News Briefs

Boat Ramps Opened

All boat ramps have been reopened in the Pelahatchie Bay area at the Barnett Reservoir, which have been closed since October 2018 due to the presence of the aquatic pest: giant salvinia.

The Pearl River Valley Water Supply District (PRVWSD) board voted to reopen the ramps during the regular posted hours at the recommendation of the giant salvinia task force. While the task force is optimistic about their efforts so far, the battle against giant salvinia isn’t quite over yet. The board is keeping the other parts of the emergency action plan in place, including the barriers beneath the Northshore Parkway Bridge and low lake level.

The barriers beneath the bridge will remain to block traffic between Pelahatchie Bay and the main lake to prevent further spreading of the plant.

The lake level, which officials say is their best weapon in eradicating giant salvinia, will remain at 296.

There are also still areas of the bay that are closed to any watercrafts, except those of PRVWSD and task force members. These areas include north of the main boat channel and north of a line of buoys from channel marker A of the main channel to the first channel marker along the causeway.

Tournament fishing is prohibited in the bay as well.

Boaters in Pelahatchie Bay can help officials with their efforts by using the boat cleaning stations posted at the boat ramps. Giant salvinia is most commonly spread by boats. Boaters are encouraged to “clean, drain and dry” before launching and after trailering. Vegetation can get caught between the trailer and the boat and in other hard to see areas. Giant salvinia could live up to a week outside of the water and even longer than that on a moist surface.


Sheffield to be repaved

Residents in the Sheffield area, as well as Jackson Academy (JA) families, will soon have some much-needed relief on their daily commutes.

The Hinds County Board of Supervisors recently approved repaving Sheffield Drive, a major artery that serves the Sheffield neighborhood and the school of more than 1,000 students.

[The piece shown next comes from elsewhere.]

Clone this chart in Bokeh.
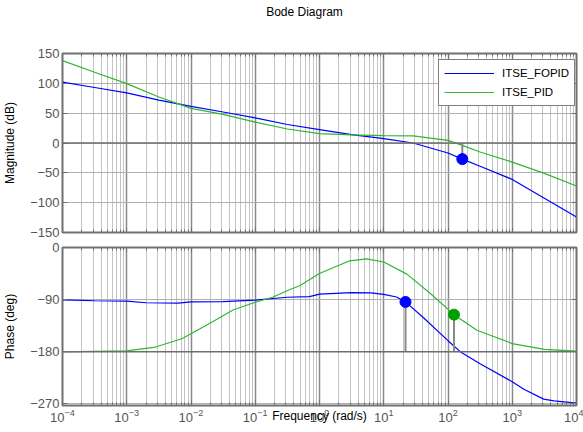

The project was approved at the board’s July 15 meeting. The county is now waiting for the city of Jackson to sign off on the interlocal agreement, which will allow the paving to move forward.

“It is going through the process now,” said District One Supervisor Robert Graham. “We should not have any issues.”

Once the city signs off on the interlocal agreement, it will then be sent back to the county and forwarded to the Mississippi secretary of state and attorney general for final approval. State approval is usually a formality, Graham explained.

Because of that process, as well as the unpredictable weather, the supervisor said the project likely will not be completed before school starts back. The first day of school for grades nine through 12 is August 8. Lower grades begin the following day.

The project is expected to cost no more than $120,000 and will include milling and overlaying the street between Ridgewood Road and Northampton Drive.

Graham said residents and school officials reached out to him about the condition of the street.

“I’ve been receiving calls over several months about how bad the road was,” he said. “After evaluating the road, the amount of traffic, the significance of the road, and if we had enough money, we decided we were able to go ahead and get it paved.”